The Preface foregrounds Lincoln’s importance against other historical figures and movements, including George Washington, the Revolution of 1776, and the French Revolution. These comparisons cast Lincoln as a founding father of modern America, in a direct line of descendance from its first leaders. The text also establishes relevance to the present day by connecting Lincoln to contemporary issues that face modern politicians, and by observing the perennial quality of the problems he grappled with. Chapter 1 meditates on the meaning of revolution and whether the American Civil War can be considered the second American revolution.

McPherson immediately introduces the historical United States as a hotbed of revolutionary thought. He does so through James A. Garfield—a significant figure here but ultimately irrelevant to the rest of the text. Garfield saw the events leading to the Civil War as a “‘recent revolution’ of Southern secession [that] was sure to a spark a future revolution of freedom for the slaves” (3). The intense sectarian divide and revolutionary foment of American politics at the time is symbolized through Garfield’s Robespierriean demand to execute plantation owners and redistribute their land, rhetoric that McPherson notes “was hardly unique to Garfield” (5). This America was not the unified country we know today but one divided—and the unknown history of this division will prove to have incredible impacts on the Union of the present day.

In addition to the in medias res entrance into the text, McPherson immediately uses several terms that readers may be unfamiliar with. He discusses secession (the departure of Southern states from the Union), emancipation (the freeing of slaves), and the early history of the Republican Party without any definition. McPherson assumes readers are American and understand these terms, which reveals his text to be not purely historical but argumentative. The history McPherson presents will not be an unbiased survey of the American Civil War, but one that argues for the primacy of Lincoln’s importance in it.

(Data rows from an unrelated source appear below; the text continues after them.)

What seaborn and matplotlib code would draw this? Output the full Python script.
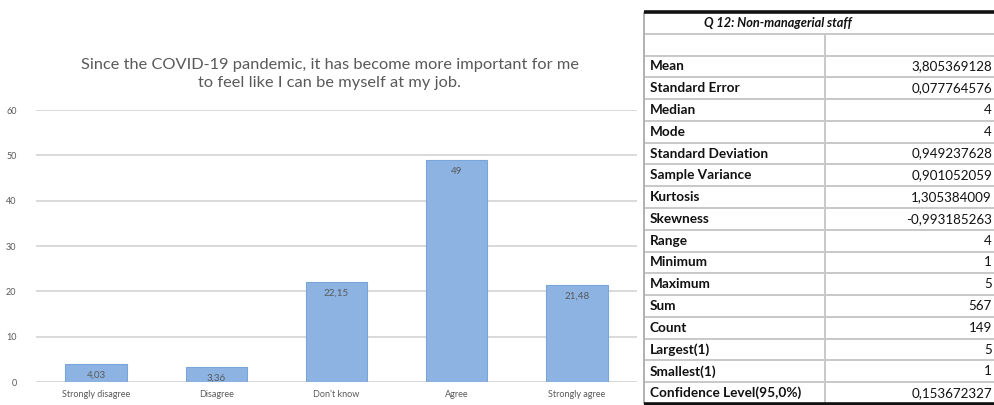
import matplotlib
matplotlib.use("Agg")
import matplotlib.pyplot as plt
import seaborn as sns
import pandas as pd

# Survey responses (percent of non-managerial staff)
categories = ["Strongly disagree", "Disagree", "Don't know", "Agree", "Strongly agree"]
percentages = [4.03, 3.36, 22.15, 49, 21.48]
y_ticks = [0, 10, 20, 30, 40, 50, 60]
title_text = ("Since the COVID-19 pandemic, it has become more important for me\n"
              "to feel like I can be myself at my job.")

# Descriptive statistics table
table_title = "Q 12: Non-managerial staff"
stat_names = ["Mean", "Standard Error", "Median", "Mode", "Standard Deviation",
              "Sample Variance", "Kurtosis", "Skewness", "Range", "Minimum",
              "Maximum", "Sum", "Count", "Largest(1)", "Smallest(1)",
              "Confidence Level(95,0%)"]
stat_values = ["3,805369128", "0,077764576", "4", "4", "0,949237628",
               "0,901052059", "1,305384009", "-0,993185263", "4", "1",
               "5", "567", "149", "5", "1", "0,153672327"]

sns.set_theme(style="white")
plt.rcParams["font.family"] = ["Lato", "DejaVu Sans"]

W, H, DPI = 995, 405, 100
fig = plt.figure(figsize=(W / DPI, H / DPI), dpi=DPI)
fig.patch.set_facecolor("white")

# ---- bar chart ----
ax_l, ax_r, ax_b, ax_t = 36, 637, 382, 110
ax = fig.add_axes([ax_l / W, (H - ax_b) / H, (ax_r - ax_l) / W, (ax_b - ax_t) / H])
df = pd.DataFrame({"category": categories, "percent": percentages})
sns.barplot(data=df, x="category", y="percent", color="#8db3e2", width=0.51,
            saturation=1, edgecolor="#7aa5d8", linewidth=0.8, ax=ax, zorder=3)
ax.set_ylim(0, 60)
ax.set_yticks(y_ticks)
ax.set_xlabel("")
ax.set_ylabel("")
for s in ax.spines.values():
    s.set_visible(False)
ax.grid(axis="y", color="#d9d9d9", linewidth=1.4, zorder=0)
ax.grid(axis="x", visible=False)
ax.tick_params(axis="y", length=0, pad=14, labelsize=6.5, labelcolor="#595959")
ax.tick_params(axis="x", length=0, pad=6, labelsize=6.5, labelcolor="#595959")

labels = [f"{v:g}".replace(".", ",") for v in percentages]
ax.bar_label(ax.containers[0], labels=labels, padding=-11.5, fontsize=7,
             color="#595959")

fig.text(330 / W, 1 - 74 / H, title_text, ha="center",
         va="center", fontsize=11.8, color="#595959", linespacing=1.4)

# ---- statistics table ----
tb = fig.add_axes([0, 0, 1, 1], zorder=5)
tb.set_xlim(0, W)
tb.set_ylim(H, 0)
tb.axis("off")

left, divider, right = 644, 825, 1010
top = 12.0
row_h = (404 - top) / (len(stat_names) + 2)
n_rows = len(stat_names) + 2
bounds = [top + i * row_h for i in range(n_rows + 1)]

tb.fill_between([left, right], bounds[0], bounds[-1], color="white", zorder=1)
for yb in bounds[1:-1]:
    tb.hlines(yb, left, right, color="#c8c8c8", linewidth=1.4, zorder=2)
tb.hlines(bounds[0], left, right, color="#111111", linewidth=2.6, zorder=3)
tb.hlines(bounds[-1], left, right, color="#111111", linewidth=2.6, zorder=3)
tb.vlines(left, bounds[0], bounds[-1], color="#b0b0b0", linewidth=1.4, zorder=2)
tb.vlines(divider, bounds[1], bounds[-1], color="#c8c8c8", linewidth=1.4, zorder=2)

tb.text(778, (bounds[0] + bounds[1]) / 2, table_title, ha="center", va="center",
        fontsize=9.2, style="italic", fontweight="bold", color="#111111", zorder=4)
for i, (name, val) in enumerate(zip(stat_names, stat_values)):
    yc = (bounds[i + 2] + bounds[i + 3]) / 2
    tb.text(650, yc, name, ha="left", va="center", fontsize=9.8,
            fontweight="bold", color="#111111", zorder=4)
    tb.text(992, yc, val, ha="right", va="center", fontsize=9.6,
            color="#111111", zorder=4)

fig.savefig("out.png", dpi=DPI, facecolor="white")
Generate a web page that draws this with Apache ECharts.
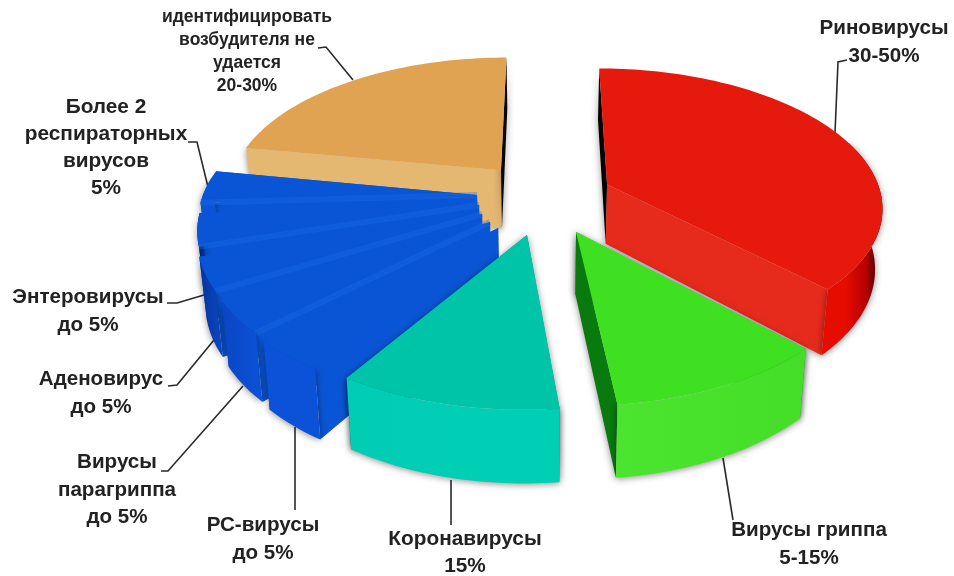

The chapter considers whether the American Civil War can be called a revolution. To answer this question, McPherson defines revolution as “the overthrow of the existing social and political order by internal violence” (14). McPherson furthermore establishes a duality in the war’s revolutionary qualities: it was an “external” (13) revolution of the political power in America through the transition from Southern to Northern control, and it was an “internal” (13) revolution of social change through emancipation.

Citing Beard and Moore helps McPherson locate the Civil War within modern historical theory. His in-depth theoretical analysis of the war examines it from many angles, reading it as embedded in ideological and industrial trajectories that extend deep into the 18th century and across the continental divide into Europe. All in all, the “Civil War era was heir to the radical bourgeois ideologies of the English and French Revolutions” (10). Employed by Karl Marx as an example of radical class struggle, the war clearly had global significance.

McPherson closes Chapter 1 remarking on the legacy of this revolution:

“The second American revolution left a legacy of black educational and social institutions, a tradition of civil rights activism, and constitutional amendments that provided the legal framework for the second reconstruction of the 1960s” (22).

While seemingly a profound leap, the following chapters establish how some of the changes that Lincoln’s administration made to US politics and the Constitution did indeed serve as foundations for these later movements.